Unanimous Because Easy

In Comcast Corp. v. National Association of African American-Owned Media, the Supreme Court ruled unanimously on Monday that a plaintiff suing over alleged unlawful discrimination in the making of contracts under 42 U.S.C. § 1981 must plead and prove that its injury would not have occurred “but for” the defendant’s unlawful conduct.

In attacking the Court’s ruling, some critics on the Left have resorted to outlandish misrepresentations of what the “but for” causation standard means. For example, in the Nation, Elie Mystal asserts (emphasis added):

Comcast argued that Allen had to allege that race was the “but-for” cause of Comcast’s decision.

Essentially, Comcast argued that Allen needed to show that deep, malicious racism was the only thing Comcast executives were thinking about when they decided to shut out Allen’s network.

Comcast’s position holds African American litigants, and anyone else who falls under the protections of the 1866 Civil Rights Act, to a nearly impossible standard. Racist corporate executives don’t make a habit of walking around saying, “I would give that guy a contract if he weren’t black.” Even when they do think and act like that, they rarely commit such thoughts to an e-mail.
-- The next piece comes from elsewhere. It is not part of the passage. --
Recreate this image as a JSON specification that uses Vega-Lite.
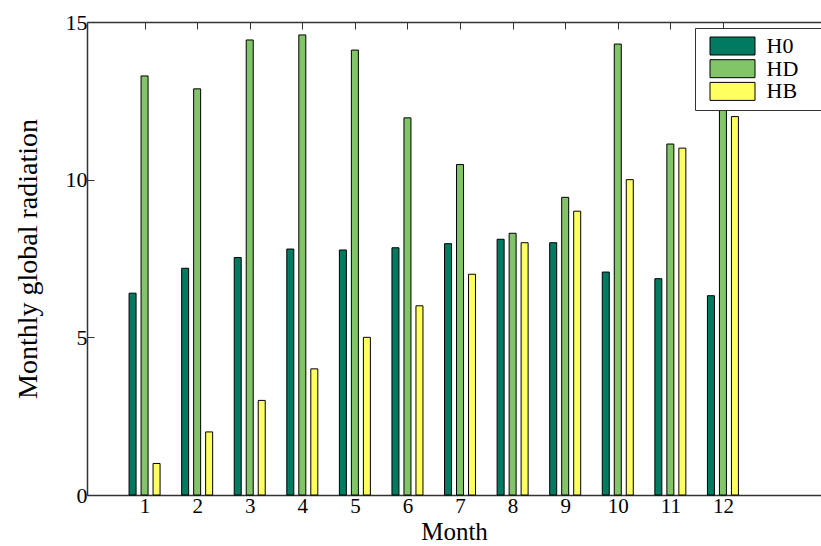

Comcast wants black people to be able to prove a level of racism most white people won’t admit to. Under Comcast’s logic, all of their executives could have met with Allen while wearing MAGA hats and asked him which “shithole country” his ancestors came from—and then simply told Allen they weren’t going to carry his network because of “economic” reasons.
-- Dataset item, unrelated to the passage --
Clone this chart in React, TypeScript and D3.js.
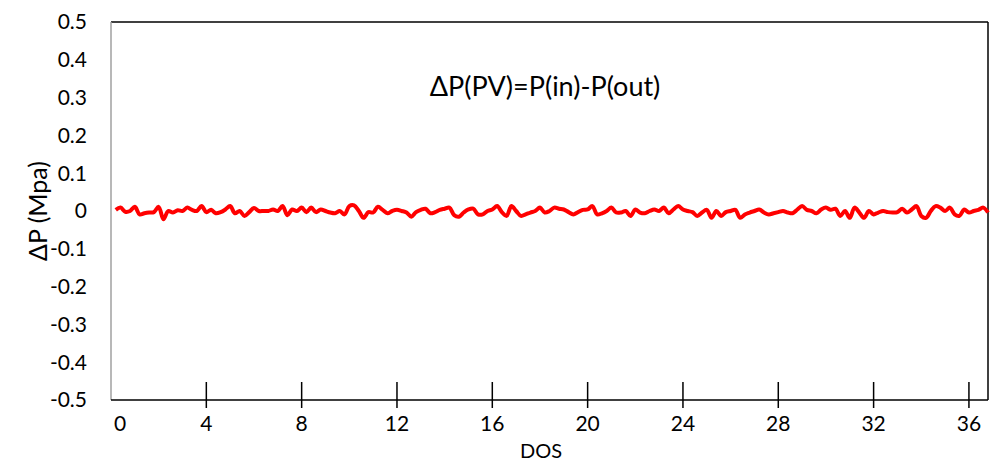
import React, { useRef, useEffect } from "react";
import * as d3 from "d3";

// pressure difference samples (MPa), one every 0.2 days from day 0.2
const startDay = 0.2;
const stepDay = 0.2;
const deltaP = [
  0.003, 0.009, -0.002, 0, 0.011, -0.009, -0.006, -0.004, -0.003, 0.011, -0.022, 0,
  -0.004, 0.002, 0, 0.009, 0.003, 0, 0.013, -0.003, 0.003, -0.006, -0.003, 0.004,
  0.013, -0.006, 0, -0.013, -0.003, 0.008, 0, 0, 0, 0.004, 0, 0.013,
  -0.011, 0.004, 0, 0.009, -0.003, 0.009, -0.003, 0.004, 0, -0.004, -0.006, 0,
  -0.009, 0.013, 0.015, 0, -0.018, -0.003, -0.004, 0.011, 0.003, -0.006, 0, 0.003,
  0, -0.004, -0.015, -0.003, 0.003, 0.006, -0.006, -0.003, 0.003, 0.006, 0.009, -0.011,
  -0.015,
  -0.004, 0.004, 0.006, -0.009, -0.009, 0, 0.004, 0.013, -0.003, -0.013, 0.013, 0,
  -0.013, -0.009, -0.004, 0, 0.009, -0.004, 0, 0.009, 0.006, 0.004, -0.003, -0.009,
  -0.003, 0.003, 0.004, 0.013, -0.009, -0.006, 0, 0.009, -0.004, -0.004, 0, -0.013,
  0.004, -0.004, -0.006, 0, 0.004, 0, 0.009, -0.006, 0.004, 0.013, 0.004, 0,
  -0.003, -0.013, -0.004, 0.003, -0.018, 0, -0.013, -0.003, 0, 0.003, -0.018, -0.009,
  -0.004, 0, 0.004, -0.004, -0.009, -0.006, -0.003, 0, -0.004, -0.006, 0.004, 0.013,
  0.003,
  0, -0.006, 0.004, 0.009, 0.003, 0.006, -0.013, 0, -0.018, 0.009, -0.004, -0.018,
  0, -0.009, -0.004, 0, -0.003, -0.004, -0.003, 0.006, -0.004, 0.004, 0.013, -0.013,
  -0.018, 0, 0.013, 0.009, 0, 0.009, -0.009, -0.013, 0.004, -0.004, 0, 0.003,
  0.009, -0.004,
];

const xTicks = [4, 8, 12, 16, 20, 24, 28, 32, 36];
const xLabels = [0, 4, 8, 12, 16, 20, 24, 28, 32, 36];
const yTicks = [0.5, 0.4, 0.3, 0.2, 0.1, 0, -0.1, -0.2, -0.3, -0.4, -0.5];

const font = "Lato, 'Open Sans', sans-serif";

const App = () => {
  const svgRef = useRef<SVGSVGElement>(null);

  useEffect(() => {
    const width = 990;
    const height = 463;
    const left = 111, right = 988, top = 22, bottom = 400;

    const svg = d3.select(svgRef.current)
      .attr("width", width)
      .attr("height", height);
    svg.selectAll("*").remove();

    const x = d3.scaleLinear().domain([0, 36.8]).range([left, right]);
    const y = d3.scaleLinear().domain([-0.5, 0.5]).range([bottom, top]);

    svg.append("rect").attr("width", width).attr("height", height).attr("fill", "#fff");

    // frame
    svg.append("line").attr("x1", left).attr("x2", right).attr("y1", top).attr("y2", top)
      .attr("stroke", "#000").attr("stroke-width", 1.5);
    svg.append("line").attr("x1", right).attr("x2", right).attr("y1", top).attr("y2", bottom)
      .attr("stroke", "#000").attr("stroke-width", 1.5);
    svg.append("line").attr("x1", left).attr("x2", left).attr("y1", top).attr("y2", bottom)
      .attr("stroke", "#a0a0a0").attr("stroke-width", 1.5);
    svg.append("line").attr("x1", left).attr("x2", right).attr("y1", bottom).attr("y2", bottom)
      .attr("stroke", "#000").attr("stroke-width", 1.5);

    // x ticks
    svg.selectAll(".xt").data(xTicks).enter().append("line")
      .attr("x1", d => x(d)).attr("x2", d => x(d))
      .attr("y1", bottom - 18).attr("y2", bottom + 8)
      .attr("stroke", "#000").attr("stroke-width", 1.5);

    svg.selectAll(".xl").data(xLabels).enter().append("text")
      .attr("x", d => (d === 0 ? x(d) + 9 : x(d)))
      .attr("y", 431)
      .attr("text-anchor", "middle")
      .attr("font-family", font).attr("font-size", 21).attr("fill", "#000")
      .text(d => d);

    svg.selectAll(".yl").data(yTicks).enter().append("text")
      .attr("x", 87)
      .attr("y", d => y(d))
      .attr("dy", "0.35em")
      .attr("text-anchor", "end")
      .attr("font-family", font).attr("font-size", 21).attr("fill", "#000")
      .text(d => (d === 0 ? "0" : d.toFixed(1)));

    const pts = deltaP.map((v, i) => [startDay + i * stepDay, v] as [number, number]);
    const line = d3.line<[number, number]>()
      .x(d => x(d[0]))
      .y(d => y(d[1]))
      .curve(d3.curveCatmullRom);

    svg.append("path").datum(pts)
      .attr("d", line)
      .attr("fill", "none")
      .attr("stroke", "#ff0000")
      .attr("stroke-width", 4)
      .attr("stroke-linejoin", "round");

    svg.append("text")
      .attr("x", 545).attr("y", 96)
      .attr("text-anchor", "middle")
      .attr("font-family", font).attr("font-size", 27).attr("fill", "#000")
      .text("ΔP(PV)=P(in)-P(out)");

    svg.append("text")
      .attr("x", 541).attr("y", 458)
      .attr("text-anchor", "middle")
      .attr("font-family", font).attr("font-size", 20).attr("fill", "#000")
      .text("DOS");

    svg.append("text")
      .attr("transform", `translate(38,${y(0)}) rotate(-90)`)
      .attr("dy", "0.35em")
      .attr("text-anchor", "middle")
      .attr("font-family", font).attr("font-size", 25).attr("fill", "#000")
      .text("ΔP (Mpa)");
  }, []);

  return (
    <svg ref={svgRef} style={{ position: "absolute", left: 0, top: 0, display: "block" }}></svg>
  );
};

export default App;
The Supreme Court agreed with Comcast’s position.

Nearly everything between the first and last sentences of that passage is nonsense. As Justice Gorsuch explains in his unanimous opinion, all that the but-for standard requires for a section 1981 claim is that the plaintiff show that the defendant “would have responded differently [to the plaintiff] but for the plaintiff’s race.” Far from being “a nearly impossible standard,” that is the ordinary standard of causation. Where there is plausible—even if entirely circumstantial—evidence of a racial motive on the part of the defendant, it would be the extremely rare case that would not survive a defendant’s summary-judgment motion and go to a jury for decision. And that jury would have broad discretion to make all sorts of reasonable inferences about discrimination, and it would have to find only by a preponderance of the evidence—the lowest evidentiary standard—that discrimination was a but-for cause.

For similar reasons, Ian Millhiser is flatly wrong when he contends (emphasis added) that

discrimination suits often place the plaintiff in an impossible position. The plaintiff may have a hunch that they are a victim of unlawful discrimination, but unless they can read minds — or, more often, unless the employer is foolish enough to declare in writing that they acted with racist motives — the plaintiff has no way to prove the defendant’s actions were driven by improper means.

There is no mystery why the liberal justices joined Justice Gorsuch’s opinion: The ruling was unanimous because the issue was an easy one.